More than an interview
I was a young woman in my mid-twenties looking to start a career in real estate private equity. Every person I spoke to told me that the best way to get started was to network within the industry. I should talk to people and tell them about myself. I did precisely that. One day I had an interview with a real estate private equity firm. I was excited. I had spoken to the head of investments and the chief executive before. I was hopeful. We started the meeting with a chat about my education and then about their current investment strategy. After 40 minutes, the chief executive left me to continue chatting with the head of investments.
“Let’s grab a coffee tomorrow and talk about this some more,” he said as the meeting came to a close. I was elated. I accepted and walked out, thinking that I would enjoy working with this team.
The next day I went to the proposed coffee meeting. We had a long conversation about recent deals. Then everything started to change. “I have never met someone who has such interest in real estate,” said my prospective employer. To this day, I still wonder why he found it so surprising that a woman who came for an interview in real estate would enjoy talking about it.
“I love talking to you,” he went on. It was becoming clear that this was not a typical job interview. By now, we had discussed his divorce and very little about a role in the investment team, and he had made it clear that he was interested in me. We were in a love triangle. Him, me and my dream job. Next, he asked me to dinner. To hell with it. I was going to go. He was the head of the team that I wanted to join.
Moving the goalposts
Over dinner I asked him about my prospects and the job role I was in the running for. “I think I would prefer you in an investor relations role,” came the response. “I think for us to work on the same team would be difficult, especially since I am so fond of you.”
I was gutted. I had wanted to join the investments team. He went on to explain how my sophisticated real estate talk would be perfect for the role. I had just been given an offer for a job to which I had never applied.
I didn’t take it and he was furious. He reminded me that I was just a naive young girl who didn’t appreciate everything he did for me. He then continued to unload all the other things that I was not capable of. Even today, when I think of the experience, I want to curl into the foetal position. My throat closes up and I feel dizzy. I feel guilt, and I don’t know why.
Older me has to remind myself that I had walked into a room for a job interview and exited it with what was effectively a date with a man who I would never have considered romantically otherwise. I was then pushed out of a candidate list for the job I wanted and placed into one which both he and his chief executive considered harmless enough not to affect their positions. Today he works as a senior manager at a reputable private equity firm. His team continues to be all-male.

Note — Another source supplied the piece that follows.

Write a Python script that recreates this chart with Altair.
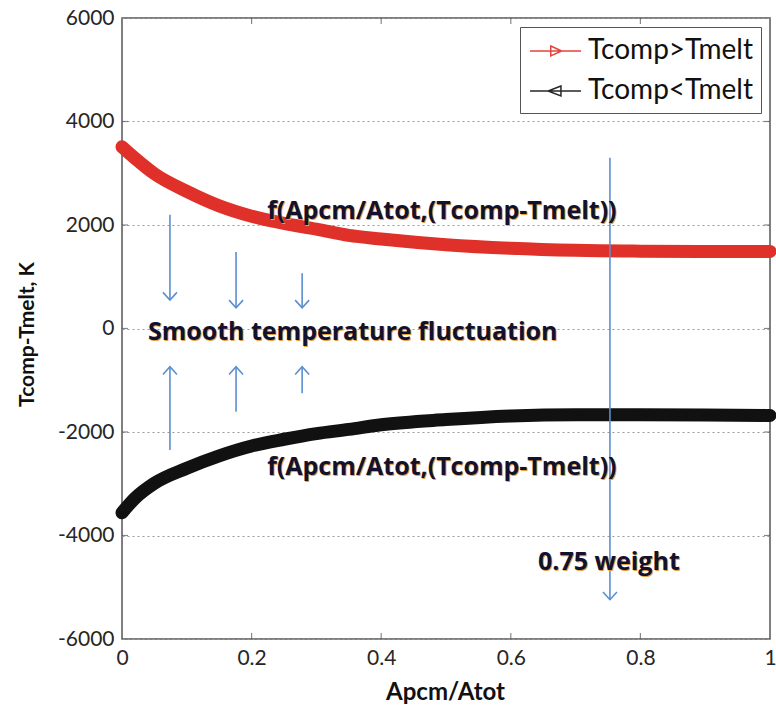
import altair as alt
import pandas as pd

# ---- data ----
xs = [0.0, 0.02, 0.05, 0.1, 0.15, 0.2, 0.25, 0.3, 0.35, 0.4, 0.5, 0.6, 0.7, 0.8, 0.9, 1.0]
red_vals = [3510, 3290, 2990, 2650, 2370, 2170, 2030, 1920, 1800, 1730, 1620, 1550, 1510, 1495, 1490, 1490]
black_vals = [-3560, -3280, -2990, -2700, -2460, -2270, -2140, -2030, -1950, -1860, -1760, -1690, -1665, -1665, -1670, -1680]
series_names = ["Tcomp>Tmelt", "Tcomp<Tmelt"]
series_colors = ["#e0302a", "#111111"]

x_ticks = [0, 0.2, 0.4, 0.6, 0.8, 1.0]
y_ticks = [-6000, -4000, -2000, 0, 2000, 4000, 6000]

arrow_x = [0.074, 0.176, 0.278]
down_start = [2200, 1480, 1070]
down_end = [550, 400, 400]
up_start = [-2350, -1610, -1250]
up_end = [-740, -740, -740]

weight_x = [0.753]
weight_start = [3300]
weight_end = [-5240]

label_texts = ["f(Apcm/Atot,(Tcomp-Tmelt))", "f(Apcm/Atot,(Tcomp-Tmelt))",
               "Smooth temperature fluctuation", "0.75 weight"]
label_x = [0.224, 0.224, 0.040, 0.642]
label_y = [2270, -2680, -60, -4510]

# ---- tables ----
curves = pd.DataFrame(
    {"x": xs * 2,
     "y": red_vals + black_vals,
     "series": [series_names[0]] * len(xs) + [series_names[1]] * len(xs)}
)
arrows = pd.DataFrame({"x": arrow_x + arrow_x, "y1": down_start + up_start,
                       "y2": down_end + up_end,
                       "dir": ["down"] * 3 + ["up"] * 3})
weight = pd.DataFrame({"x": weight_x, "y1": weight_start, "y2": weight_end, "dir": ["down"]})
all_arrows = pd.concat([arrows, weight], ignore_index=True)
labels = pd.DataFrame({"x": label_x, "y": label_y, "text": label_texts})
xt = pd.DataFrame({"x": x_ticks[1:-1]})
yt = pd.DataFrame({"y": y_ticks[1:-1]})

FONT = "Lato"
TFONT = "Open Sans"
xscale = alt.Scale(domain=[0, 1], nice=False, zero=False)
yscale = alt.Scale(domain=[-6000, 6000], nice=False, zero=False)

color_scale = alt.Scale(domain=series_names, range=series_colors)
legend_paths = [
    "M-0.93,0L2.47,0M0.45,-0.33L1.18,0L0.45,0.33Z",
    "M-0.93,0L2.47,0M1.13,-0.33L0.27,0L1.13,0.33Z",
]

base = alt.Chart(curves)

line = base.mark_line(strokeWidth=13, interpolate="monotone", strokeCap="round").encode(
    x=alt.X("x:Q", scale=xscale,
            axis=alt.Axis(values=x_ticks, title="Apcm/Atot", grid=False, ticks=False,
                          domain=False, labelFlush=False, labelOverlap=False,
                          labelExpr="datum.value == 0 ? '0' : datum.value == 1 ? '1' : format(datum.value, '.1f')",
                          titleFontSize=24,
                          titleX=323, titleY=53, titleBaseline="middle", titleAlign="center")),
    y=alt.Y("y:Q", scale=yscale,
            axis=alt.Axis(values=y_ticks, title="Tcomp-Tmelt, K", grid=True, ticks=False,
                          domain=False, gridDash=[2, 3], gridColor="#9a9a9a",
                          labelExpr="'' + datum.value",
                          gridWidth=1.2, labelOverlap=False, titleFontSize=21,
                          titleX=-95, titleY=316, titleAngle=-90, titleBaseline="middle",
                          titleAlign="center")),
    color=alt.Color("series:N", scale=color_scale, title=None,
                    legend=alt.Legend(orient="none", legendX=398, legendY=9,
                                      fillColor="white", strokeColor="#555555",
                                      padding=8, rowPadding=10,
                                      labelFont=FONT, labelFontSize=28, labelColor="#111111",
                                      labelOffset=28, symbolSize=900, symbolStrokeWidth=1.5,
                                      labelLimit=300)),
    detail="series:N",
)

pts = base.mark_point(filled=False, size=30, strokeWidth=1, opacity=0.9).encode(
    x=alt.X("x:Q", scale=xscale),
    y=alt.Y("y:Q", scale=yscale),
    color=alt.Color("series:N", scale=color_scale, title=None),
    shape=alt.Shape("series:N", scale=alt.Scale(domain=series_names, range=legend_paths), title=None),
)

# inward tick marks (clipped to the plot area)
def tick_layer(df, orient, enc):
    return alt.Chart(df).mark_tick(orient=orient, size=12, color="#555555",
                                   thickness=1.2, clip=True).encode(**enc)

ticks_bottom = tick_layer(xt, "vertical", dict(x=alt.X("x:Q", scale=xscale), y=alt.datum(-6000, scale=yscale)))
ticks_top = tick_layer(xt, "vertical", dict(x=alt.X("x:Q", scale=xscale), y=alt.datum(6000, scale=yscale)))
ticks_left = tick_layer(yt, "horizontal", dict(y=alt.Y("y:Q", scale=yscale), x=alt.datum(0, scale=xscale)))
ticks_right = tick_layer(yt, "horizontal", dict(y=alt.Y("y:Q", scale=yscale), x=alt.datum(1, scale=xscale)))

ARROW = "#5b8fd0"
shafts = alt.Chart(all_arrows).mark_rule(color=ARROW, strokeWidth=1.6).encode(
    x=alt.X("x:Q", scale=xscale), y=alt.Y("y1:Q", scale=yscale), y2="y2:Q")
heads_down = alt.Chart(all_arrows).transform_filter("datum.dir == 'down'").mark_point(
    shape="M-1,-1.1L0,0L1,-1.1", size=196, filled=False, color=ARROW, strokeWidth=1.6, opacity=1).encode(
    x=alt.X("x:Q", scale=xscale), y=alt.Y("y2:Q", scale=yscale))
heads_up = alt.Chart(all_arrows).transform_filter("datum.dir == 'up'").mark_point(
    shape="M-1,1.1L0,0L1,1.1", size=196, filled=False, color=ARROW, strokeWidth=1.6, opacity=1).encode(
    x=alt.X("x:Q", scale=xscale), y=alt.Y("y2:Q", scale=yscale))

text_shadow = alt.Chart(labels).mark_text(align="left", baseline="middle", font=TFONT, fontWeight="bold",
                                          fontSize=25, color="#e8a040", dx=1, dy=1).encode(
    x=alt.X("x:Q", scale=xscale), y=alt.Y("y:Q", scale=yscale), text="text:N")
text_main = alt.Chart(labels).mark_text(align="left", baseline="middle", font=TFONT, fontWeight="bold",
                                        fontSize=25, color="#12122e").encode(
    x=alt.X("x:Q", scale=xscale), y=alt.Y("y:Q", scale=yscale), text="text:N")

chart = alt.layer(
    line, pts, ticks_bottom, ticks_top, ticks_left, ticks_right,
    shafts, heads_down, heads_up, text_shadow, text_main
).properties(
    width=648, height=621,
    autosize=alt.AutoSizeParams(type="none"),
    padding={"left": 122, "top": 18, "right": 6, "bottom": 70},
    background="white",
).configure_view(
    stroke="#555555", strokeWidth=1.5
).configure_axis(
    labelFont=FONT, labelFontSize=21, labelColor="#262626", labelPadding=8,
    titleFont=FONT, titleFontWeight="bold", titleColor="#111111",
)

chart.save("out.html", embed_options={"renderer": "svg", "actions": False})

All of us stay silent about these microaggressions. We will do this because, like everyone else, we want to build a career and be successful. But there are always triggers. When opportunities continue to pass by those with merit or careers stand still with no path to progress, silence must be replaced with questions about the status quo. Nothing will matter more than righting these wrongs.
I hope that this anonymous column is a place for introspection for an industry. I hope that it becomes a place to give voice and perspective. But most importantly, I hope it provides us with a lesson in understanding equality and the opportunity to create a thriving industry that doesn’t just depend on “luck”.